We should probably also consider “Thoughts” in this context—an improvisation recorded while Amos was working on “Girl” and grew frustrated. Eric Rosse encouraged her to take a break, and while she did, she stayed at the piano and began playing. The resulting song is clearly improvised, with lyrics that are clearly generated through on the spot repetition and variation, (“Burning witches / burning books/ burning babies in their looks”) but it incorporates the chorus of “Girl” towards its middle. When Amos finished playing, Rosse informed her that he’d left the machine running, and they had a song in the bag
This account raises several questions of timeline, however.

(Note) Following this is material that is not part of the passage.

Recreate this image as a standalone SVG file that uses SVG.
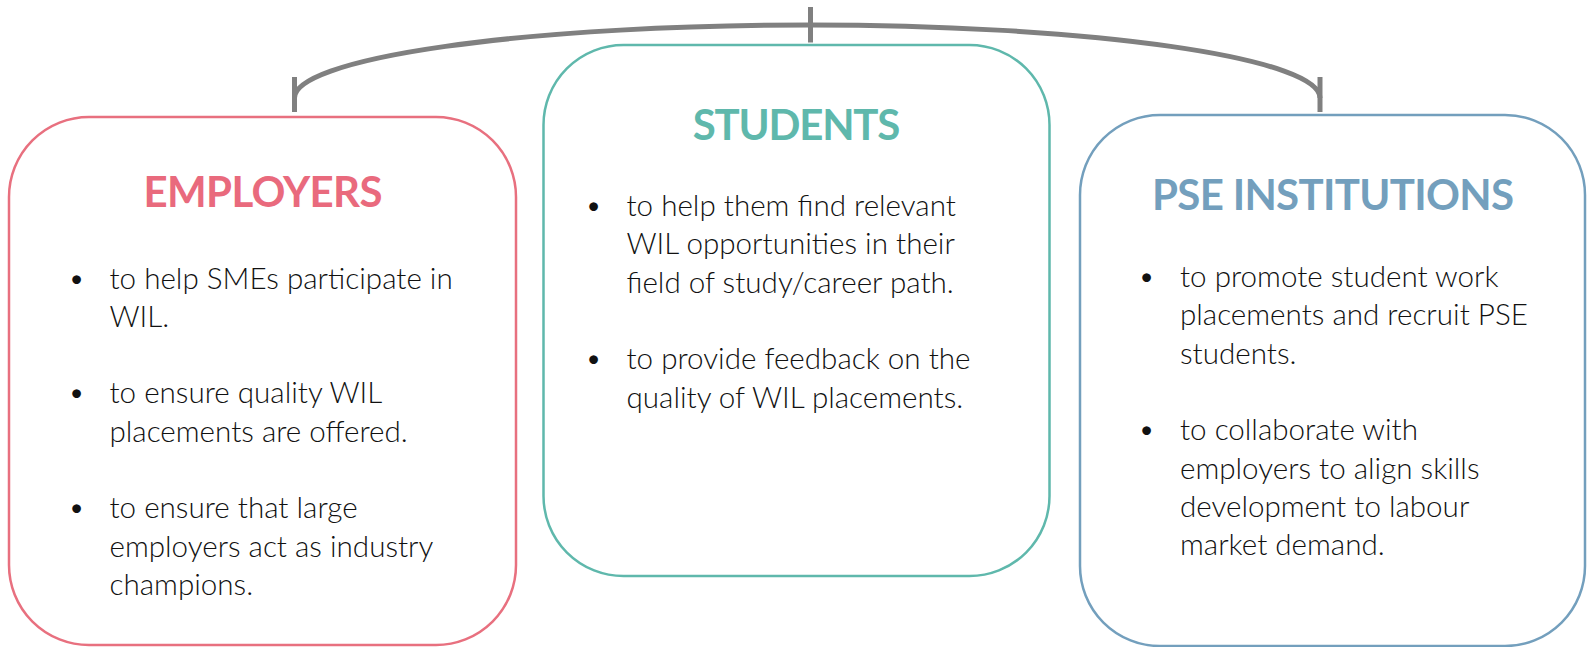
<svg xmlns="http://www.w3.org/2000/svg" width="1587" height="647" viewBox="0 0 1587 647">
<style>
.box{fill:#fff;stroke-width:2.5}
.title{font-family:Lato,"Liberation Sans",sans-serif;font-weight:700;font-size:42px;text-anchor:middle}
.body{font-family:Lato,"Liberation Sans",sans-serif;font-weight:300;font-size:29.6px;fill:#111}
.conn{fill:none;stroke:#808080;stroke-width:5}
</style>
<rect width="1587" height="647" fill="#fff"/>
<g id="connectors">
<path class="conn" d="M294.5,98 A515.5,73 0 0 1 810,25 A510,73 0 0 1 1320,98"/>
<line class="conn" x1="294.5" y1="77" x2="294.5" y2="112"/>
<line class="conn" x1="810.5" y1="7" x2="810.5" y2="42.5"/>
<line class="conn" x1="1320" y1="77" x2="1320" y2="112"/>
</g>
<g id="employers">
<rect class="box" x="9" y="117" width="507" height="528" rx="80" stroke="#E8707F"/>
<text class="title" x="263" y="206.5" fill="#E96A7D" textLength="239">EMPLOYERS</text>
<g class="body">
<text x="68" y="288.5">•</text><text x="109.5" y="288.5">to help SMEs participate in</text>
<text x="109.5" y="326.8">WIL.</text>
<text x="68" y="403.4">•</text><text x="109.5" y="403.4">to ensure quality WIL</text>
<text x="109.5" y="441.7">placements are offered.</text>
<text x="68" y="518.3">•</text><text x="109.5" y="518.3">to ensure that large</text>
<text x="109.5" y="556.6">employers act as industry</text>
<text x="109.5" y="595">champions.</text>
</g>
</g>
<g id="students">
<rect class="box" x="543.5" y="45" width="506" height="531" rx="80" stroke="#5FB8AC"/>
<text class="title" x="796.5" y="140" fill="#5FB8AC" textLength="207.5">STUDENTS</text>
<g class="body">
<text x="585" y="216">•</text><text x="626.5" y="216">to help them find relevant</text>
<text x="626.5" y="254.3">WIL opportunities in their</text>
<text x="626.5" y="292.6">field of study/career path.</text>
<text x="585" y="369.2">•</text><text x="626.5" y="369.2">to provide feedback on the</text>
<text x="626.5" y="407.5">quality of WIL placements.</text>
</g>
</g>
<g id="pse">
<rect class="box" x="1080" y="115" width="505" height="531" rx="80" stroke="#739FBD"/>
<text class="title" x="1333" y="209.5" fill="#739FBD" textLength="362">PSE INSTITUTIONS</text>
<g class="body">
<text x="1138" y="287">•</text><text x="1180" y="287">to promote student work</text>
<text x="1180" y="325.3">placements and recruit PSE</text>
<text x="1180" y="363.6">students.</text>
<text x="1138" y="440.2">•</text><text x="1180" y="440.2">to collaborate with</text>
<text x="1180" y="478.5">employers to align skills</text>
<text x="1180" y="516.8">development to labour</text>
<text x="1180" y="555.1">market demand.</text>
</g>
</g>
</svg>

For one thing, “Thoughts,” which saw release on the “Me and a Gun” single in the UK, is most commonly attributed to the London sessions produced by Ian Stanley. This is poorly attributed—the “Me and a Gun” single doesn’t credit a producer for either “Thoughts” or the title track, and the assignation appears to come purely from a 1992 interview in Keyboard where the interviewer is paraphrasing Amos. But it raises the fascinating possibility of a lost attempt at a second version of “Girl,” as if Amos was aware even then that the version she’d made with Rosse didn’t quite cut it.
More likely, however, is that “Thoughts” does hail from the Amos/Rosse sessions and the interviewer for Keyboard got it wrong. In any case, its existence represents a power play on the part of Rosse, who created the song by, in effect, tricking Amos and committing to tape something that was not actually intended for a wider audience. It’s easy to overplay this—Amos surely consented to its eventual release, after all. But the song represents a loss of control for Amos, and marks the first sign that her partnership with Rosse would have an expiration date, even as it was in the midst of producing some of the best tracks of her early career.
Recorded in Los Angeles at Eric Rosse’s home studio in 1990, produced by Rosse and Tori Amos. Played occasionally throughout Amos’s career, with a break from 2003-09.
Simon
December 28, 2019 @ 10:28 pm
The passage you quote from “Thoughts” is strangely similar to lines from ”Maybe” by The Wonder Stuff, released in 1991:
“We’re still building churches, burning books/ Killing the babies to feed the cooks“
No idea which way the influence (if any) might run.